Wednesday, December 18, 2013
This goes to all my friends especially here in Mozambique...
1 Kilogram (2.2 lbs) plain white wheat flour (such as used for cakes & pastries)
500 ml (16 oz) oil (not all is used)
500 ml (17 fl oz) water (could be lukewarm)
2 Teaspoons salt (slightly heaped)
Pour the flour in a big enough bowl.
Add 6 to 8 table spoons of oil and salt and mix them thoroughly.
Add the water and knead until it forms a firm dough which should not stick on the bowl wall. (With a food processor, this process can be quickened up. Please check in the instruction manual, regarding whether the machine can mix stiff dough of 1 kilo flour (just over 2lb) + other ingredients (basically 1/2 liter of water). If not, try halving ALL ingredients).
Prepare a clean, dry, lightly powdered rolling board. Cut the dough into 8 – 10 equal pieces.
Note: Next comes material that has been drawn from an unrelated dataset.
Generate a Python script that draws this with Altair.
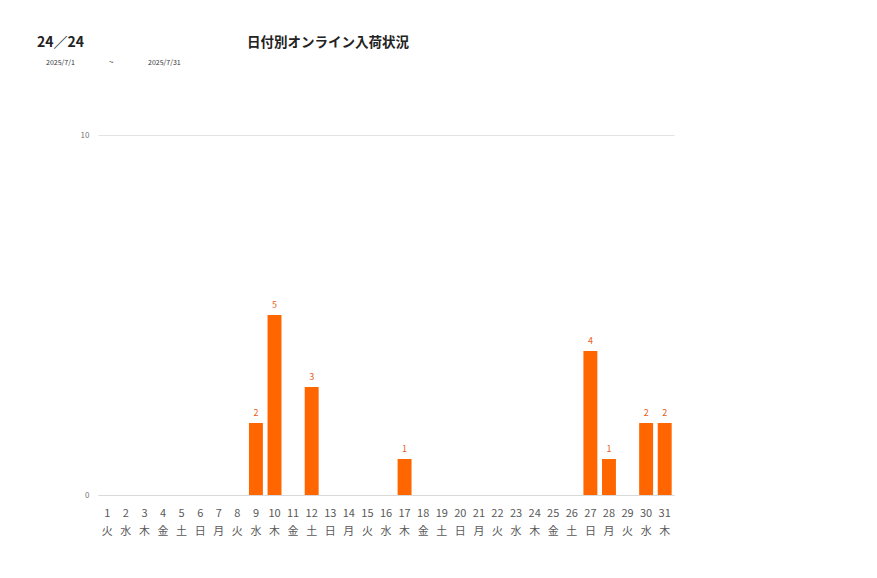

Roll each to the diameter of about the size of a dinner plate. If properly mixed, even without a powdered rolling board, the dough should not be too soft or sticky. If it is, add some little flour until it is not. The consistency may vary, depending on the type of wheat flour used
Heat the pan until it is relatively hot. Carefully insert a chapati and wait until the lower side just starts to dry up. Turn it over and spread about 1 – 2 teaspoons of oil all over the surface as the lower side dries up lightly. After a few moments, turn the chapati over and repeat the same process. If the hotplate is not too hot, the lower side should turn golden brown after 1 1/2 to 2 minutes. Do the same for the other side. If they brown too fast or show signs of burning without getting ready, reduce the heat. The ready chapati should feel soft and have lightly browned patches
If one is fast enough, one can roll a chapati, while also minding the one in the pan. At such a pace, the total preparation time, should be about one hour.